Tropes used in Where the Red Fern Grows include:
  • Asshole Victim: Rubin Pritchard.
  • Awesome Moment of Crowning: When Billy receives the gold cup trophy for winning the championship coon hunt.
  • Bittersweet Ending: Billy's dogs die, one saving him and one from a broken heart and he is understandably heartbroken. When his family is moving away, Billy goes to say goodbye to his dogs. He sees a symbolic red fern growing on their graves which puts him at peace.
  • Boke and Tsukkomi Routine: Billy's youngest sister and oldest sister have a couple of moments akin to this.
  • A Boy and His Dogs
  • Clutching Hand Trap: The book has something similar as a way to trap raccoons. You cut a small hole in a hollow log, drive some nails around it pointing down and inward, and place something shiny at the bottom like cut-up pieces of tin can. A raccoon passing by will be attracted, reach in to grab it, and catch its fist on the nails trying to pull it out. The narrator thinks his grandfather is teasing him when he first tells him this method, because all the raccoon would have to do is let go of the tin. But the grandfather assures him that a raccoon will never willingly let go of anything shiny. (After the narrator has caught one raccoon like this and can use its skin to train his hunting dogs, his father makes him pull the nails out of all his traps, because if raccoons are that serious about their tin then they don't have a sporting chance.)

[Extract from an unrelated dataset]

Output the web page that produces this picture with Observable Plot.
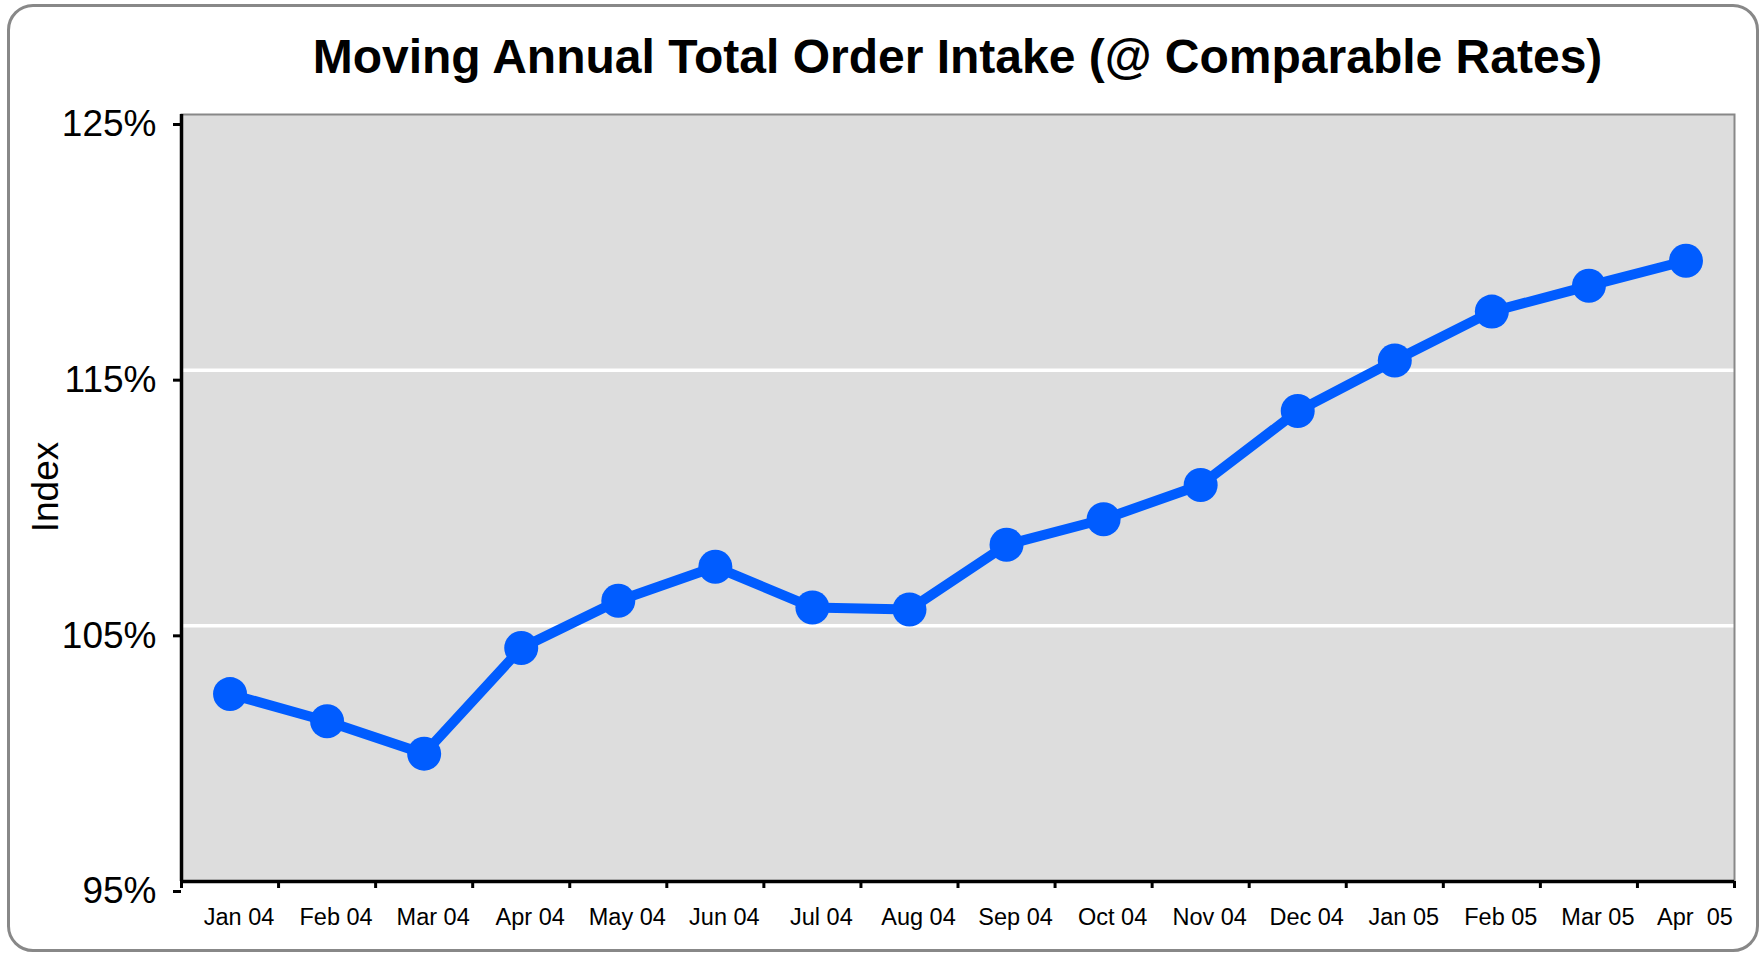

  • Death by Newbery Medal: How Old Dan and Little Ann meet their maker.
  • Determinator: Billy, and how. He worked for two entire years to get that $50 to buy the pups he wanted.

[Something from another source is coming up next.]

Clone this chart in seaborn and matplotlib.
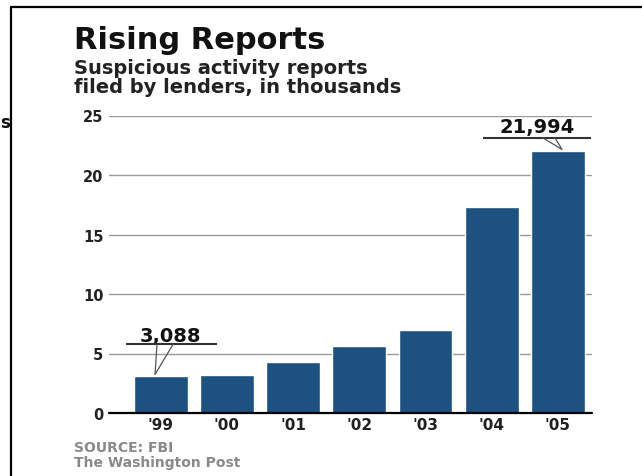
import matplotlib
matplotlib.use("Agg")
import matplotlib.pyplot as plt
import seaborn as sns
import pandas as pd
from matplotlib.lines import Line2D

# data, in thousands of reports
years = ["'99", "'00", "'01", "'02", "'03", "'04", "'05"]
reports = [3.088, 3.22, 4.26, 5.64, 7.0, 17.29, 21.994]
yticks = [0, 5, 10, 15, 20, 25]
callout_bars = [0, 6]
callout_labels = ["3,088", "21,994"]

BAR = "#1c5180"
GREY = "#8a8a8a"

sns.set_theme(style="white")
plt.rcParams['font.family'] = ['DejaVu Sans']

fig = plt.figure(figsize=(6.42, 4.77), dpi=100)
ax = fig.add_axes([109 / 642, 1 - 414 / 477, 483 / 642, 297.5 / 477])

df = pd.DataFrame({"year": years, "reports": reports})
sns.barplot(data=df, x="year", y="reports", color=BAR, saturation=1,
            width=0.81, ax=ax, zorder=3)

ax.set_xlim(-0.781, 6.515)
ax.set_ylim(0, 25)
ax.set_yticks(yticks)
ax.grid(axis='y', color='#9a9a9a', lw=1)
ax.set_axisbelow(True)
ax.axhline(0, color='black', lw=1.6, zorder=4, clip_on=False)
for s in ax.spines.values():
    s.set_visible(False)
ax.set_xlabel('')
ax.set_ylabel('')
ax.tick_params(axis='y', length=0, pad=4, labelsize=10.5, labelcolor='#222222')
ax.tick_params(axis='x', length=0, pad=3, labelsize=11, labelcolor='#222222')
for lab in ax.get_xticklabels() + ax.get_yticklabels():
    lab.set_fontweight('bold')

# callouts: (text dx, text dy, line left, line right, line dy, wedge base l/r, tip dx)
layout = [
    (0.14, 2.95, -0.524, 0.846, 2.68, -0.056, 0.186, -0.086),
    (-0.31, 1.62, -1.131, 0.50, 1.12, -0.225, -0.044, 0.062),
]
for i, lab, (tx, ty, l0, l1, ly, b0, b1, tip) in zip(callout_bars, callout_labels, layout):
    v = reports[i]
    ax.text(i + tx, v + ty, lab, ha='center', va='baseline', fontsize=14,
            fontweight='bold', color='#111111', zorder=6)
    ax.plot([i + l0, i + l1], [v + ly, v + ly], color='#333333', lw=1.5,
            zorder=6, solid_capstyle='butt')
    ax.plot([i + b0, i + tip, i + b1], [v + ly, v + 0.15, v + ly],
            color='#555555', lw=0.9, zorder=6)

# titles and notes
fig.text(74 / 642, 1 - 49 / 477, "Rising Reports", fontsize=22,
         fontweight='bold', va='baseline', color='#111111')
fig.text(74 / 642, 1 - 74 / 477, "Suspicious activity reports", fontsize=14,
         fontweight='bold', va='baseline', color='#222222')
fig.text(74 / 642, 1 - 93 / 477, "filed by lenders, in thousands", fontsize=14,
         fontweight='bold', va='baseline', color='#222222')
fig.text(74 / 642, 1 - 452.5 / 477, "SOURCE: FBI", fontsize=10,
         fontweight='bold', va='baseline', color=GREY)
fig.text(74 / 642, 1 - 467.5 / 477, "The Washington Post", fontsize=10,
         fontweight='bold', va='baseline', color=GREY)
fig.text(0.0, 1 - 123 / 477, "s", fontsize=12, fontweight='bold',
         va='center', ha='left', color='#111111')

# frame lines
fig.add_artist(Line2D([11 / 642, 1], [1 - 8 / 477, 1 - 8 / 477], color='black', lw=1.6))
fig.add_artist(Line2D([11 / 642, 11 / 642], [0, 1 - 8 / 477], color='black', lw=1.6))

fig.savefig("out.png", dpi=100)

  • Dogs Are Dumb: Old Dan is a mild example. Lampshaded by Billy when he says, "It wasn't too hard for a smart old coon to fool Old Dan."

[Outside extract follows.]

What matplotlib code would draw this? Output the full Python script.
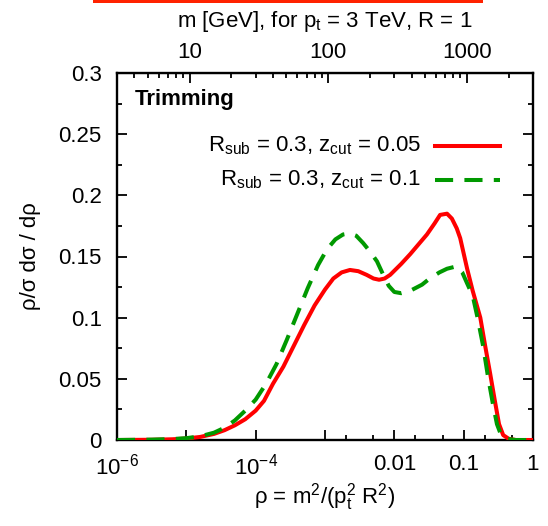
import numpy as np
import matplotlib
matplotlib.use("Agg")
import matplotlib.pyplot as plt
from matplotlib.patches import Rectangle
from matplotlib.lines import Line2D

plt.rcParams['font.family'] = ['Liberation Sans', 'DejaVu Sans']
plt.rcParams['mathtext.fontset'] = 'custom'
plt.rcParams['mathtext.rm'] = 'Liberation Sans'
plt.rcParams['mathtext.it'] = 'Liberation Sans:italic'
plt.rcParams['mathtext.bf'] = 'Liberation Sans:bold'

# ---- data (log10 rho, value) ----
red_log10rho = [-6.0, -5.5, -5.2, -5.0, -4.8, -4.6, -4.45, -4.3, -4.15, -4.0, -3.88,
                -3.75, -3.6, -3.45, -3.3, -3.15, -3.0, -2.88, -2.76, -2.64, -2.52,
                -2.40, -2.30, -2.22, -2.14, -2.06, -1.9, -1.77, -1.65, -1.53, -1.42,
                -1.34, -1.24, -1.17, -1.10, -1.05, -0.95, -0.87, -0.76, -0.69, -0.62,
                -0.55, -0.49, -0.43, -0.35, -0.25, 0.0]
red_vals = [0.0, 0.0002, 0.0006, 0.0012, 0.0025, 0.005, 0.008, 0.012, 0.017, 0.024, 0.032,
            0.046, 0.060, 0.077, 0.094, 0.110, 0.123, 0.132, 0.137, 0.139, 0.138,
            0.135, 0.132, 0.131, 0.132, 0.135, 0.144, 0.152, 0.160, 0.168, 0.177,
            0.184, 0.185, 0.181, 0.173, 0.165, 0.140, 0.122, 0.100, 0.077, 0.055,
            0.032, 0.013, 0.004, 0.001, 0.0, 0.0]

green_log10rho = [-6.0, -5.5, -5.2, -5.0, -4.8, -4.6, -4.45, -4.3, -4.15, -4.0, -3.85,
                  -3.7, -3.55, -3.4, -3.25, -3.1, -2.97, -2.85, -2.74, -2.64, -2.55,
                  -2.45, -2.35, -2.25, -2.16, -2.08, -2.0, -1.9, -1.77, -1.6, -1.49,
                  -1.35, -1.24, -1.10, -1.02, -0.95, -0.87, -0.80, -0.72, -0.65, -0.58,
                  -0.52, -0.46, -0.38, -0.25, 0.0]
green_vals = [0.0, 0.0003, 0.0008, 0.0015, 0.003, 0.006, 0.010, 0.016, 0.024, 0.033, 0.046,
              0.062, 0.082, 0.103, 0.124, 0.143, 0.156, 0.164, 0.168, 0.169, 0.167,
              0.161, 0.154, 0.146, 0.135, 0.126, 0.121, 0.120, 0.122, 0.127, 0.132,
              0.137, 0.140, 0.142, 0.137, 0.128, 0.118, 0.100, 0.077, 0.052, 0.030,
              0.013, 0.004, 0.001, 0.0, 0.0]

red_label = r"R$_{\mathrm{sub}}$ = 0.3, z$_{\mathrm{cut}}$ = 0.05"
green_label = r"R$_{\mathrm{sub}}$ = 0.3, z$_{\mathrm{cut}}$ = 0.1"

x_major = [1e-6, 1e-5, 1e-4, 1e-3, 1e-2, 1e-1, 1.0]
x_major_labels = [r"10$^{\mathrm{-6}}$", "", r"10$^{\mathrm{-4}}$", "", "0.01", "0.1", "1"]
x_minor = [2e-3, 5e-3, 2e-2, 5e-2, 2e-1, 5e-1]
y_ticks = [0, 0.05, 0.1, 0.15, 0.2, 0.25, 0.3]
y_tick_labels = ["0", "0.05", "0.1", "0.15", "0.2", "0.25", "0.3"]
m_major = [10, 100, 1000]
m_major_labels = ["10", "100", "1000"]
m_minor = [4, 5, 6, 7, 8, 9, 20, 30, 40, 50, 60, 70, 80, 90,
           200, 300, 400, 500, 600, 700, 800, 900, 2000, 3000]
pt_GeV = 3000.0

FS = 16

fig = plt.figure(figsize=(5.48, 5.26), dpi=100)
ax = fig.add_axes([117/548, 1 - 440/526, (533-117)/548, (440-73)/526])

red_rho = 10 ** np.array(red_log10rho)
green_rho = 10 ** np.array(green_log10rho)
ax.plot(red_rho, red_vals, color='#ff0000', lw=2.9, solid_joinstyle='round', zorder=3)
ax.plot(green_rho, green_vals, color='#009900', lw=2.9, dashes=(4.5, 2.8), zorder=4)

ax.set_xscale('log')
ax.set_xlim(1e-6, 1)
ax.set_ylim(0, 0.3)

ax.set_xticks(x_major)
ax.set_xticklabels(x_major_labels)
ax.set_xticks(x_minor, minor=True)
ax.set_xticklabels([], minor=True)
ax.set_yticks(y_ticks)
ax.set_yticklabels(y_tick_labels)
ax.set_yticks([0.025, 0.075, 0.125, 0.175, 0.225, 0.275], minor=True)

ax.tick_params(which='both', direction='in', labelsize=FS, width=1.3, top=False, right=True)
ax.tick_params(axis='y', which='major', length=7, pad=11)
ax.tick_params(axis='x', which='major', length=7, pad=10)
ax.tick_params(which='minor', length=3.5)
for s in ax.spines.values():
    s.set_linewidth(1.7)

ax.set_xlabel("ρ = m$^{\\mathrm{2}}$/(p$_{\\mathrm{t}}^{\\mathrm{2}}$ R$^{\\mathrm{2}}$)", fontsize=FS)
ax.xaxis.set_label_coords(0.5, -(497 - 440) / 367, transform=ax.transAxes)
ax.xaxis.label.set_va('center')
ax.set_ylabel("ρ/σ dσ / dρ", fontsize=FS)
ax.yaxis.set_label_coords(-(117 - 30) / 416, 0.5, transform=ax.transAxes)
ax.yaxis.label.set_va('center')

sec = ax.secondary_xaxis('top', functions=(lambda r: pt_GeV * np.sqrt(np.clip(r, 1e-30, None)),
                                            lambda m: (np.asarray(m) / pt_GeV) ** 2))
sec.set_xticks(m_major)
sec.set_xticklabels(m_major_labels)
sec.set_xticks(m_minor, minor=True)
sec.set_xticklabels([], minor=True)
sec.tick_params(which='both', direction='in', labelsize=FS, width=1.3)
sec.tick_params(which='major', length=7, pad=7)
sec.tick_params(which='minor', length=3.5)

fig.text(0.5 * (117 + 533) / 548, 1 - 21 / 526, r"m [GeV], for p$_{\mathrm{t}}$ = 3 TeV, R = 1",
         fontsize=FS, ha='center', va='center')

fig.text(135/548, 1 - 100/526, "Trimming", fontsize=FS, fontweight='bold', va='center', ha='left')
fig.text(421/548, 1 - 146/526, red_label, fontsize=FS, va='center', ha='right')
fig.text(421/548, 1 - 180/526, green_label, fontsize=FS, va='center', ha='right')
fig.add_artist(Line2D([435/548, 500/548], [1 - 146/526, 1 - 146/526], color='#ff0000', lw=2.9,
                      transform=fig.transFigure))
fig.add_artist(Line2D([435/548, 500/548], [1 - 180/526, 1 - 180/526], color='#009900', lw=2.9,
                      dashes=(4.5, 2.8), transform=fig.transFigure))

fig.add_artist(Rectangle((93/548, 1 - 3/526), 390/548, 3/526, transform=fig.transFigure,
                         color='#ff2200', lw=0))

fig.savefig('out.png', dpi=100)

    • Inverted with Little Ann. "...but there were none that prowled the river banks that could fool my Little Ann."
  • Deus Ex Machina: The titular red fern.
  • Family-Unfriendly Death / Karmic Death: Rubin Pritchard. It was so horrifying that the more graphic parts were edited out in some reprints.
    • Old Dan's death is the former. Getting disemboweled by a mountain lion. Billy even mentions that on the way home from just barely surviving it, Old Dan's entrails were dragging on the ground behind him. Ewwwwwww.
  • Heroic Dog: Old Dan and Little Ann die fighting off a mountain lion that was attacking Billy.
  • Hoist by His Own Petard: Rubin falls on his own axe and dies from it.
  • Narm: Rubin's death in the movie, which was more of an in-universe Epic Fail than anything else.
  • Platonic Life Partners: Old Dan and Little Ann.
  • Sweetie Graffiti: Billy finds the names Dan and Ann carved in a heart on a tree and uses them as names for his dogs.